Creating better content

Understanding what is going on in your industry, what people are interested in and, to a degree, what your competitors are writing about is the start of your content plan.

New legislation, the impact of the economy on your target market, new technologies and new entrants are just some of the things that are going to be reported in the news or in industry blogs. Being aware of these will allow you to contribute to the conversation and advance the thought leadership status of your business leaders.


Closely aligned to content is PR. A quick and relevant comment on an industry trend or new economic data can be snapped up by a journalist looking to complete an article. By anticipating when the data is to be released, you can have your comment in a journalist’s in-box before anybody else and achieve coverage even for the biggest events.  Unique research data on demographic and geographic trends also makes good copy for a journalist. 

Driving SEO

The greatest weighting in all the search engines’ algorithms is given to fresh and relevant content. The clue here is ‘relevant’. You need to be creating content that answers the questions your target audience is seeking answers for online. By monitoring industry news you will quickly identify the recurring themes which, of course, will evolve and change over time.

Combining market monitoring with keyword analysis tools allows you to craft your content in such a way that it can be optimised for search intent.

The big question is ‘how?’

While most people will agree with the logic of why they should monitor their market, in a busy working environment it is easy for a business to become focused on itself.

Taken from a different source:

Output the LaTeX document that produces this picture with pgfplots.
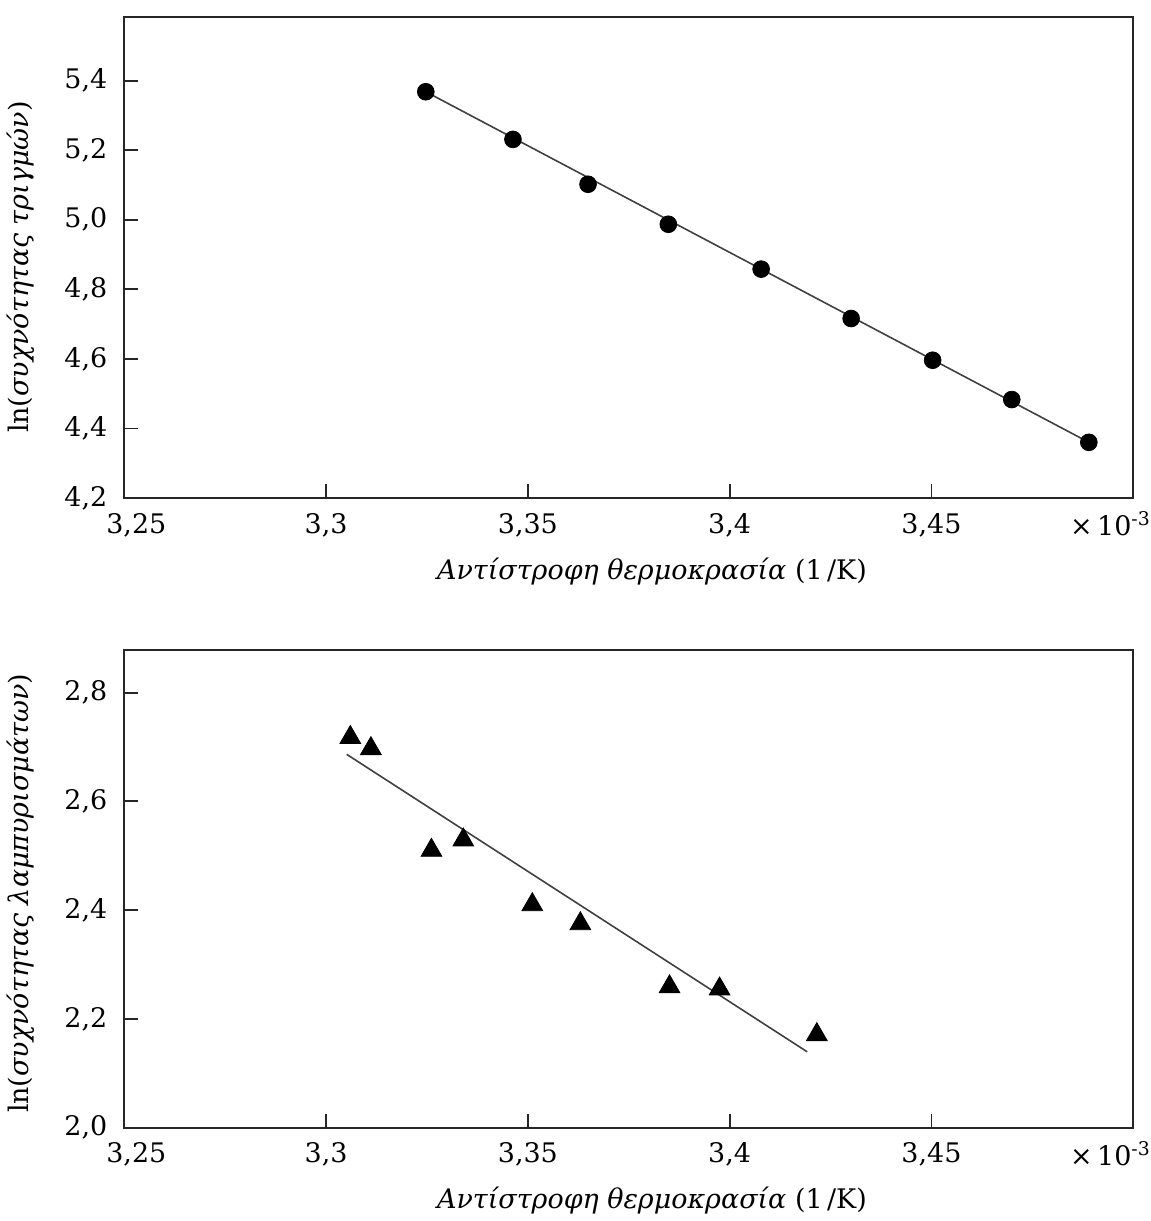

National and international economic trends can be found in a plethora of places. The Bank of England issues statistics on a regular basis and it is worth selecting those of most interest and making a diary note for the updates.

You can find demographic trends by conducting your own market research. Secondary research is available from surveys conducted by other businesses and organisations, and you can often get a lot of the outputs for free by finding press-releases or blog posts from the company. You can also learn about your audience by following the same media that it reads, watches or listens to.

The insurance industry has no shortage of industry events, conferences and seminars, which you can learn a lot from. Then there are the industry publications. You should also follow influential bloggers and journalists on Linked In and Twitter.

Rather than having to go looking for information, however, market insight needs serving up to decision makers so it can become part of their daily routine. As ever, technology comes to our aid and an intelligent online tool like Market Monitor cuts through the noise to deliver relevant information into a user’s inbox every morning. A quick glance at the headlines is then all that is needed to choose the reading that is most interesting.

Other alternatives include Google Alerts albeit the outputs can become overwhelming and dominated by false positives. LinkedIn can also be a valuable source of market information if you build your network of contacts carefully. Like most social networks, LinkedIn suffers with a degree of noise so rapid scrolling is needed to find the interesting updates.

Whichever system you use, the bottom line is that for insurance leaders to continue to lead, they must stay connected to their environment. Choose your weapons wisely.